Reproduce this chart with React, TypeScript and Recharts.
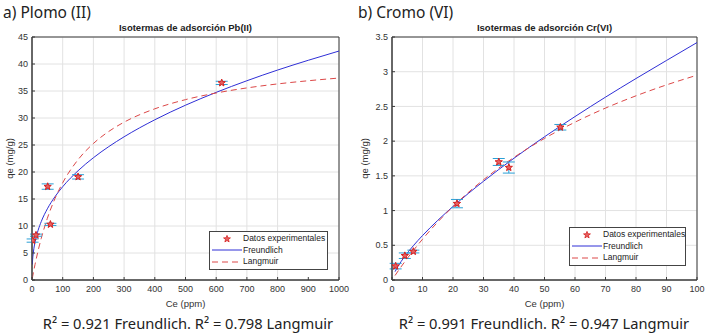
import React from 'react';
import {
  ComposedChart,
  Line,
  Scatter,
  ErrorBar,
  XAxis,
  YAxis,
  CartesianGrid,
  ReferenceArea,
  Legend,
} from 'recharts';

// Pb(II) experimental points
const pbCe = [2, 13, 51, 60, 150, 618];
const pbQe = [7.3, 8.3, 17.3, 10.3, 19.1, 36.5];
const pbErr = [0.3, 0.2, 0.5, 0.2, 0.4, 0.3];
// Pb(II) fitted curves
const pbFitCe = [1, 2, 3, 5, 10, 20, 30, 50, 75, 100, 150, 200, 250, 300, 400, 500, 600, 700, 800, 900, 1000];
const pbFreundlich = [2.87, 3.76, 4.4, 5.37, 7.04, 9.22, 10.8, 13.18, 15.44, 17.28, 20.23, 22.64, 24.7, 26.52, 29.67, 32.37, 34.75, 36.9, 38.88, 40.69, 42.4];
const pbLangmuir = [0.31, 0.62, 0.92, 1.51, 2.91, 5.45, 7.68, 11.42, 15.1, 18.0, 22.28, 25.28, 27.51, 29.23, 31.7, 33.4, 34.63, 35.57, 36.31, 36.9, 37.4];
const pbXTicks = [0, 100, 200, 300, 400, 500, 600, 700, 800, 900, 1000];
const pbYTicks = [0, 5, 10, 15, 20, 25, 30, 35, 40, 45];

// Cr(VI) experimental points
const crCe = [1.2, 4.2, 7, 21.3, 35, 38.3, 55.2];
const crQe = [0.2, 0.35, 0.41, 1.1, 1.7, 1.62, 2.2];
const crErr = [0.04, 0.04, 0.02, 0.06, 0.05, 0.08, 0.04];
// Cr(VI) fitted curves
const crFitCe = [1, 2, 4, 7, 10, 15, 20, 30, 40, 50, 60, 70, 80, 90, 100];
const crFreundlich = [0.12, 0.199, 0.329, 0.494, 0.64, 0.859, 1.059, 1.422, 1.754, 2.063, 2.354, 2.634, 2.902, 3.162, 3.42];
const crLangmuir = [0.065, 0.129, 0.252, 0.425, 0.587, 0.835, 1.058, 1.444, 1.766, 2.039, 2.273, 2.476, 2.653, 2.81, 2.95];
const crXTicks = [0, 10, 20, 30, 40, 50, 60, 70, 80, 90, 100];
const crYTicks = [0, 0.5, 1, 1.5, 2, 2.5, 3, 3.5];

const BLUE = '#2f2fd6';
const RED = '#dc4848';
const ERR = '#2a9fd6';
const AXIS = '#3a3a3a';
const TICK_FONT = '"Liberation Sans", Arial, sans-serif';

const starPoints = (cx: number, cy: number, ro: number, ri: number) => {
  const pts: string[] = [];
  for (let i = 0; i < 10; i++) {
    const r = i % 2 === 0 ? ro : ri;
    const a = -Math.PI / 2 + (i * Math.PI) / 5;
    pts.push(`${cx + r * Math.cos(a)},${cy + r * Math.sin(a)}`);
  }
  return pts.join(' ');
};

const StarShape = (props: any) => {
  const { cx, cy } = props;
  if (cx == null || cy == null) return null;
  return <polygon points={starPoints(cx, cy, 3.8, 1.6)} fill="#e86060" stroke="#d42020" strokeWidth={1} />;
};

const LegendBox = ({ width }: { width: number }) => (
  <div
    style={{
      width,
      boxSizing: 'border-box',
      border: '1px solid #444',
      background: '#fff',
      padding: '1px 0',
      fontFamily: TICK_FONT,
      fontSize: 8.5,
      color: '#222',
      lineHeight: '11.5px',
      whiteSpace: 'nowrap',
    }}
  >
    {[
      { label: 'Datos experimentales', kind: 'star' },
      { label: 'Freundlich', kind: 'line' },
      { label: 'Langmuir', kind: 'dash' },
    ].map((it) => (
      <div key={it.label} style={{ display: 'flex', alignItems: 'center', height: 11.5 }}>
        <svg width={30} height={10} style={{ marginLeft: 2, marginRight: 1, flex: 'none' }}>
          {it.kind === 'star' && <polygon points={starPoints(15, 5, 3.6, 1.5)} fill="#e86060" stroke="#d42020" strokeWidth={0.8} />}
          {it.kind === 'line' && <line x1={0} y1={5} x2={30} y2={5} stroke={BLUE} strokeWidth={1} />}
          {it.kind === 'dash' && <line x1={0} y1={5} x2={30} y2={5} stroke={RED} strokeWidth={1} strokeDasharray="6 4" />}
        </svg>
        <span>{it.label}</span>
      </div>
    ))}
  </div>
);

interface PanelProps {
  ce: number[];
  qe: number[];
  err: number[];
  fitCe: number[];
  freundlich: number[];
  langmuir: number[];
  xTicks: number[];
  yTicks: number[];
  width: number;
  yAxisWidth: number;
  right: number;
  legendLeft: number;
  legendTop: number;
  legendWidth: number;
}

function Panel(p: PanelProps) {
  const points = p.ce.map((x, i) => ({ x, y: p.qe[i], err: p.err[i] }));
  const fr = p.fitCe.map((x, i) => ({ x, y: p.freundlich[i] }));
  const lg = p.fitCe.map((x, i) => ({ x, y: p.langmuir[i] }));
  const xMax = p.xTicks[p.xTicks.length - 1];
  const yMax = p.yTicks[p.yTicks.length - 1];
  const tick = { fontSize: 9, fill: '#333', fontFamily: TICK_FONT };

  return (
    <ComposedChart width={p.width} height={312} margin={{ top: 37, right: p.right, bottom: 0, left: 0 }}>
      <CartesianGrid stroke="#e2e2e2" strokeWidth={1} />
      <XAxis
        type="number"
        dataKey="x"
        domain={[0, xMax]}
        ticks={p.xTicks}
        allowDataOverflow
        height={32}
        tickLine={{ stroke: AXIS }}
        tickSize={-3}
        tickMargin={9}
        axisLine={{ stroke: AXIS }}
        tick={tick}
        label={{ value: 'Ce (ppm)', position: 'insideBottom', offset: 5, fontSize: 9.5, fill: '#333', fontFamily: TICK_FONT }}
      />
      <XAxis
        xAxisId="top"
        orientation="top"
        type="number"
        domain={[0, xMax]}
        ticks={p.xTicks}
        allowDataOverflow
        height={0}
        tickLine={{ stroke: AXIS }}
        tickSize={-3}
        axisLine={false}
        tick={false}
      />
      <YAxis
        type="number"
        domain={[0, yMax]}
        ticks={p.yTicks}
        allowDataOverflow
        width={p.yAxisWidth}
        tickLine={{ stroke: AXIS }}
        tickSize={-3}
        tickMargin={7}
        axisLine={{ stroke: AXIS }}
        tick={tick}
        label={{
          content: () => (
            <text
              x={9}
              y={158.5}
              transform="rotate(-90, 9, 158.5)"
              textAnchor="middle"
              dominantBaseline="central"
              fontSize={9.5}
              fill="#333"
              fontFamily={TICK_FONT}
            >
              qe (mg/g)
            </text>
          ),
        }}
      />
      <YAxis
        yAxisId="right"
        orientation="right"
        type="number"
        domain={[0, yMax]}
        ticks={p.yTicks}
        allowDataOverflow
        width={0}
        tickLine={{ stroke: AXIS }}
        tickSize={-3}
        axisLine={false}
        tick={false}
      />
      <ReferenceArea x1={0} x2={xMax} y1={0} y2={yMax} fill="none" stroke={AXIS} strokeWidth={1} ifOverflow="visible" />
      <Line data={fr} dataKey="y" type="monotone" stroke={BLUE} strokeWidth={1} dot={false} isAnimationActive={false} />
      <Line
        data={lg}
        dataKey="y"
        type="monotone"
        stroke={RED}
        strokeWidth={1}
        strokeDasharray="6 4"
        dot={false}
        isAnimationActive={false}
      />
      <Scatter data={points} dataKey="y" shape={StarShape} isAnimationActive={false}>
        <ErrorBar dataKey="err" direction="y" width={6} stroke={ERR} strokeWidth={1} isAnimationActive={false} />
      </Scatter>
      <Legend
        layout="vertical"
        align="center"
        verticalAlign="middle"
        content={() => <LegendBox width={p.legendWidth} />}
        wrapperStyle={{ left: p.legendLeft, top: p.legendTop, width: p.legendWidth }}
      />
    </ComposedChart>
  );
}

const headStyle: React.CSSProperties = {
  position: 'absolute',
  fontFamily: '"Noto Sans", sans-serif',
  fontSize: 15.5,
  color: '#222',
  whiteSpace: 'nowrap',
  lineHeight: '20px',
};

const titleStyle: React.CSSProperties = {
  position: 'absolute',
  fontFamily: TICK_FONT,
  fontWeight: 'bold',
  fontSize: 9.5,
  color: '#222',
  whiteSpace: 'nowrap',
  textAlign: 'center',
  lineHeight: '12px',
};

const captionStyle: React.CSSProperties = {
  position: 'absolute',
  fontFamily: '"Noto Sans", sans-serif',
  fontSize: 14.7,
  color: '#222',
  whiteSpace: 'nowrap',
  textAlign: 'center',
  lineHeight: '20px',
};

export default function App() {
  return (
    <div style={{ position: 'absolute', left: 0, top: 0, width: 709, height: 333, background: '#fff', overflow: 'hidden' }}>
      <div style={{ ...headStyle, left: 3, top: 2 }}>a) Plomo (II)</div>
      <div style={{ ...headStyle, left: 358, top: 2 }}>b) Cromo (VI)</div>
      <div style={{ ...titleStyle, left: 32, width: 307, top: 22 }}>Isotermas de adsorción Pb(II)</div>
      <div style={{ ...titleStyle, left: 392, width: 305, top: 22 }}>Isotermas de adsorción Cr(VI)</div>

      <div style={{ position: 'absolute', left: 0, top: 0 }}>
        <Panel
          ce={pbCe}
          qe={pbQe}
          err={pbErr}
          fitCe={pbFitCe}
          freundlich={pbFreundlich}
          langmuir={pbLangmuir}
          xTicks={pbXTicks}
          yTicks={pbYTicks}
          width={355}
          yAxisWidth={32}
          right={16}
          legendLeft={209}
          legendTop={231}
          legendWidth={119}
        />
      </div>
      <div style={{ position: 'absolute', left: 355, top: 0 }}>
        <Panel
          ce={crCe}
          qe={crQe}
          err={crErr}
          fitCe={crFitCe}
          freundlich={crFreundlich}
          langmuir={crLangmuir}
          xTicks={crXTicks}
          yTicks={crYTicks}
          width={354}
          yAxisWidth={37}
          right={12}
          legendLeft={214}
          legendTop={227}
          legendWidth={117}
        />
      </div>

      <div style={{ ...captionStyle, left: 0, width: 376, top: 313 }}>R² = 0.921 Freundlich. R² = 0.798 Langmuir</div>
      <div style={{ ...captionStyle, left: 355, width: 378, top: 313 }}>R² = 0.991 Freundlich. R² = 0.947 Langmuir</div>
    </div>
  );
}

- - -

§ GIVEN TASK
List all lines in the material containing the string "React".

§ SOLUTION TO THIS EXERCISE
Reproduce this chart with React, TypeScript and Recharts.
import React from 'react';
const headStyle: React.CSSProperties = {
const titleStyle: React.CSSProperties = {
const captionStyle: React.CSSProperties = {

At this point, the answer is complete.